• Exercise details:
Look through the data below. Show each line where the string "source" occurs.

• Input records:
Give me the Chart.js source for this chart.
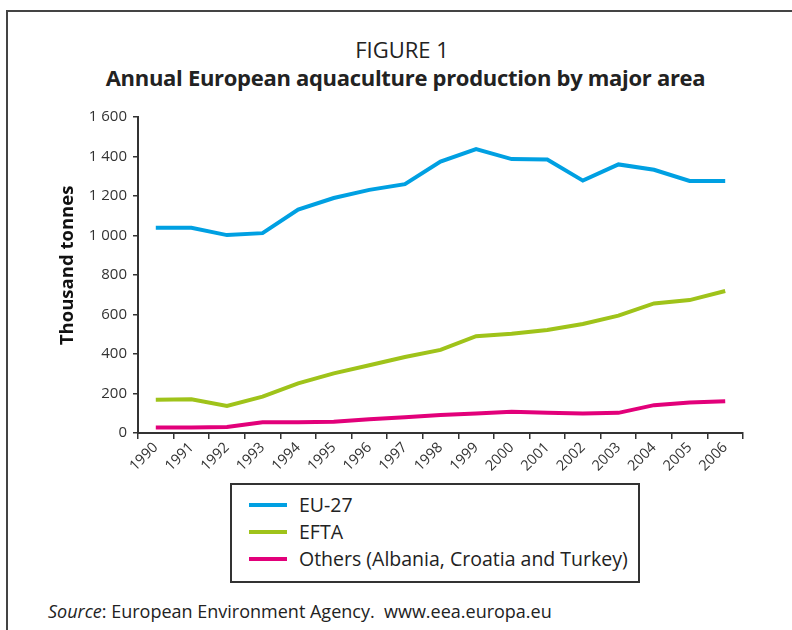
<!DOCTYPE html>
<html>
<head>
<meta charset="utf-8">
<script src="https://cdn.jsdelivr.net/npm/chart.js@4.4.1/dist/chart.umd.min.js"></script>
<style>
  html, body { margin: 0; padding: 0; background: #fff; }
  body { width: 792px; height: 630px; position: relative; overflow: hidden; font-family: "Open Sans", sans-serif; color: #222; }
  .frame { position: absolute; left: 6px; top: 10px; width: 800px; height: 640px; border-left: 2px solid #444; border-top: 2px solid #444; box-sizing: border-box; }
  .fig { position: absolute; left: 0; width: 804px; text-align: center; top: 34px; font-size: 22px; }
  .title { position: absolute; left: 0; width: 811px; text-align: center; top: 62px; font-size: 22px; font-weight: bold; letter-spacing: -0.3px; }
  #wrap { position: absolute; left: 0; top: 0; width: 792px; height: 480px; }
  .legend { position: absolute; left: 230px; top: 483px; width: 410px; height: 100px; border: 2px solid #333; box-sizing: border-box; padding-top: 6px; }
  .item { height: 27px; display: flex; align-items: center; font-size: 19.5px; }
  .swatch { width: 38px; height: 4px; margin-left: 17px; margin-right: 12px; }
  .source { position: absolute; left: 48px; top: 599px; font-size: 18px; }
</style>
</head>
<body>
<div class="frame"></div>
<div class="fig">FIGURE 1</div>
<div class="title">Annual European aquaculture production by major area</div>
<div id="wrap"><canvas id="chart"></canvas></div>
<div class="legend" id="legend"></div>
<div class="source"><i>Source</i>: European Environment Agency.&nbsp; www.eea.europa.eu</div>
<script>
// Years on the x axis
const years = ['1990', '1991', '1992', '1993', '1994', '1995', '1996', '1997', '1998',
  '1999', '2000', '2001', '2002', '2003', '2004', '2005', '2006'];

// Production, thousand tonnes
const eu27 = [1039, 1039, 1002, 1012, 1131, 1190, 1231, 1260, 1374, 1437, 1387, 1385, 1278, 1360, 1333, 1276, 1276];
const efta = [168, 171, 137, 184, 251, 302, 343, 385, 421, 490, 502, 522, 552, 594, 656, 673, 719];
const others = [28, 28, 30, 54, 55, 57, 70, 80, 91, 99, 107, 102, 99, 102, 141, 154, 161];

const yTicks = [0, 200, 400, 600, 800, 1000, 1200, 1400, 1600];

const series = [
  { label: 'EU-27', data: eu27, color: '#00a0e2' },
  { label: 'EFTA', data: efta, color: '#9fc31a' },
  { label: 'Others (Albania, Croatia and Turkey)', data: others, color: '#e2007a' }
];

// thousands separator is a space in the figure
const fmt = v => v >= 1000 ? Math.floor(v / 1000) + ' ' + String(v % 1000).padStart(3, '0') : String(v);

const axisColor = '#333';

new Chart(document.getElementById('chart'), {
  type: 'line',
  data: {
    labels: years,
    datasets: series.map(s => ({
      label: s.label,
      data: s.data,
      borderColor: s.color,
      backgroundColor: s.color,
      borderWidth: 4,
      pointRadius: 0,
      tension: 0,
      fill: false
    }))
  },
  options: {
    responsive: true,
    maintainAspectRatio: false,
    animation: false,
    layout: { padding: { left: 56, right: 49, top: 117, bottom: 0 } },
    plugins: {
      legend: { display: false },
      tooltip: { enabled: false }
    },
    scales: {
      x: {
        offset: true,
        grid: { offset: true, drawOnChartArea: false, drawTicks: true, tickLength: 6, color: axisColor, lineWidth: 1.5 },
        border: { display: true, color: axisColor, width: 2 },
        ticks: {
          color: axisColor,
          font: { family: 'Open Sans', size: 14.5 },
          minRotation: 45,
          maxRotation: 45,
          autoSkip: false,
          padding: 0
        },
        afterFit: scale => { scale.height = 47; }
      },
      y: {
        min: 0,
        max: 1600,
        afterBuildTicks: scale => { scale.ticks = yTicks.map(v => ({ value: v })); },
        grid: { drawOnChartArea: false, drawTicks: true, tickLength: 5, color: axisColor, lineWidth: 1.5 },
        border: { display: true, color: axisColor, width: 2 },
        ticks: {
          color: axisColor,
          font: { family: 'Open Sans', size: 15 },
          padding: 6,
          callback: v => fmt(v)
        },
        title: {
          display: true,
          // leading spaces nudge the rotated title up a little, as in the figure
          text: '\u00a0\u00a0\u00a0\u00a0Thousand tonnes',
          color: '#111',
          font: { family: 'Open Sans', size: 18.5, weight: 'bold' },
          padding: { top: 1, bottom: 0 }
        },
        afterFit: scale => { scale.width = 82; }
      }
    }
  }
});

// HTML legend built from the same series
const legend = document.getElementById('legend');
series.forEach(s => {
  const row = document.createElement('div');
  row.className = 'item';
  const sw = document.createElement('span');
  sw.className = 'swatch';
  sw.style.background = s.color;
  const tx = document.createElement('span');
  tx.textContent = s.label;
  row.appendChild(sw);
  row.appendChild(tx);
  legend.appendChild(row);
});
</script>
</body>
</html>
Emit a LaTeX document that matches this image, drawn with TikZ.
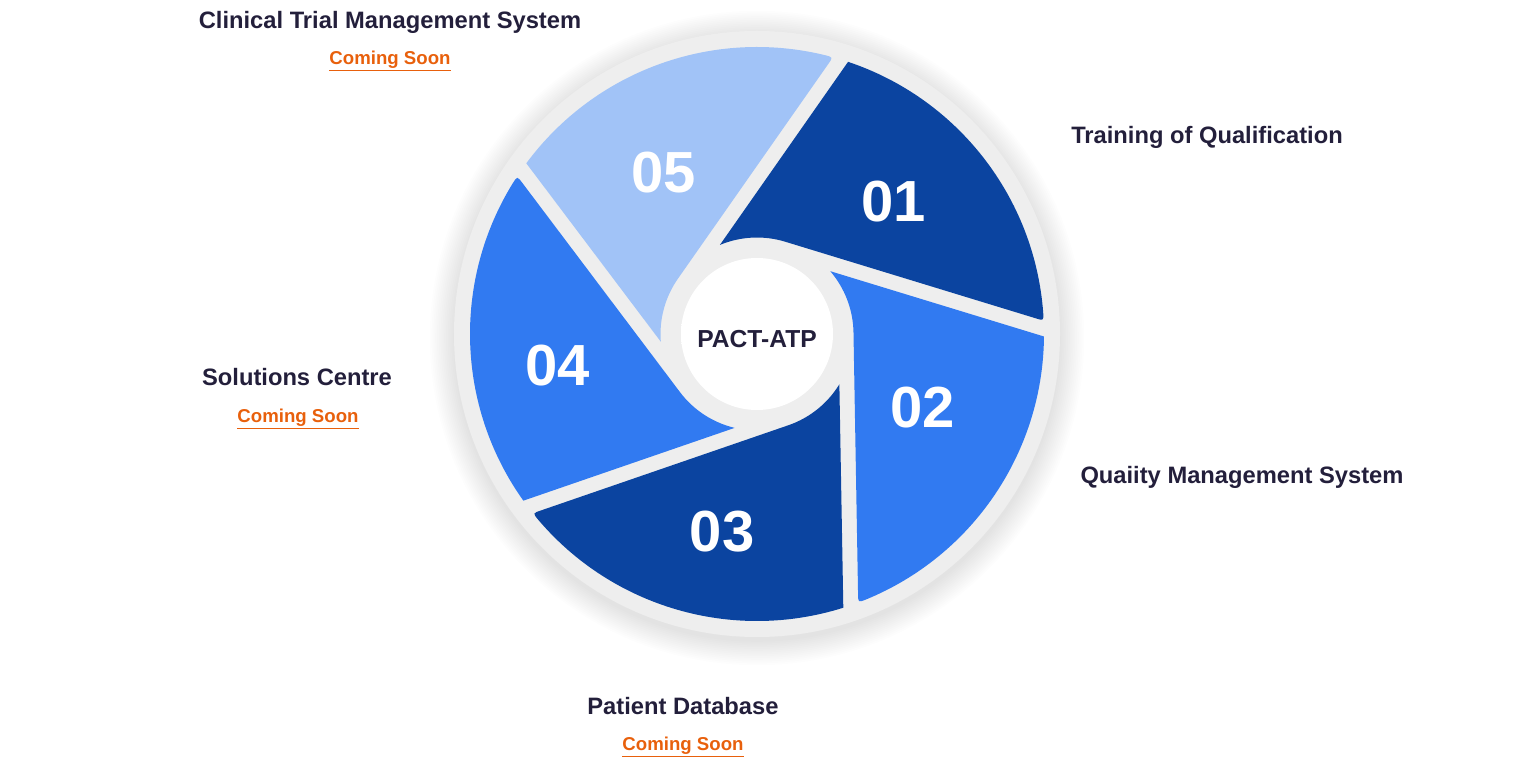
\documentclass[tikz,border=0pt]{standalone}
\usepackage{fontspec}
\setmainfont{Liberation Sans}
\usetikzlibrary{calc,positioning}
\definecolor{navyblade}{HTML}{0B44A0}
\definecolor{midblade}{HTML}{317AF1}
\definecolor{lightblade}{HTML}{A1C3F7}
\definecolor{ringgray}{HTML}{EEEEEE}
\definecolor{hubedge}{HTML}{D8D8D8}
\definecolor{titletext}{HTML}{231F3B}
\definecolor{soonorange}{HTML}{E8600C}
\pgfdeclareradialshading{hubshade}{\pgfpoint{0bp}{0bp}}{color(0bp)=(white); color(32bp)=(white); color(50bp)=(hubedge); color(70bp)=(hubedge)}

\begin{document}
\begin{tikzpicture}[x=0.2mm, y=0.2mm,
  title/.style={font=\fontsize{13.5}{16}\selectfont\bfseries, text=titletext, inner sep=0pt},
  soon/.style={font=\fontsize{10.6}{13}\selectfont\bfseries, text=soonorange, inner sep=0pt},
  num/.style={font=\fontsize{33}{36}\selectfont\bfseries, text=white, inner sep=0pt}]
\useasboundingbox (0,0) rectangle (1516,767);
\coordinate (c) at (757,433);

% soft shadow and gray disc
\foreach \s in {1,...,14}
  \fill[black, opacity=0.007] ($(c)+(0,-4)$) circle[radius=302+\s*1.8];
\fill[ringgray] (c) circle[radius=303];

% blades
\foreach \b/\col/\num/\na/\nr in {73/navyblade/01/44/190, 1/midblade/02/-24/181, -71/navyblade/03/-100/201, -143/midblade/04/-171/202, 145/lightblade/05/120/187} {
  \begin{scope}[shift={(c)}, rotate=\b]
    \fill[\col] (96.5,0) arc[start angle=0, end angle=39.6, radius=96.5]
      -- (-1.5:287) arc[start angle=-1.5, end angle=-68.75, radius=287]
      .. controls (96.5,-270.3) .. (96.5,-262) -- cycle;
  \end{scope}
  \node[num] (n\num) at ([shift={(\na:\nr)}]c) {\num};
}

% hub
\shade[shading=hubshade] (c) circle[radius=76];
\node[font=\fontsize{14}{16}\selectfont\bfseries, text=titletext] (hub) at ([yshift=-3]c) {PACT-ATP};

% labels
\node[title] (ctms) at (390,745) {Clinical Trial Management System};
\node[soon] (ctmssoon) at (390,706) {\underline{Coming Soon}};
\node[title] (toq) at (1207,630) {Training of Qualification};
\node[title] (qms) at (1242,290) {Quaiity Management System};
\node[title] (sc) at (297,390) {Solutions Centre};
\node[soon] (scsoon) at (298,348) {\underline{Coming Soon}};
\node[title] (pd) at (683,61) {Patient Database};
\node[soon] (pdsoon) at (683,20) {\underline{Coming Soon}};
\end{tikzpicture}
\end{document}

• Problem solution:
Give me the Chart.js source for this chart.
  .source { position: absolute; left: 48px; top: 599px; font-size: 18px; }
<div class="source"><i>Source</i>: European Environment Agency.&nbsp; www.eea.europa.eu</div>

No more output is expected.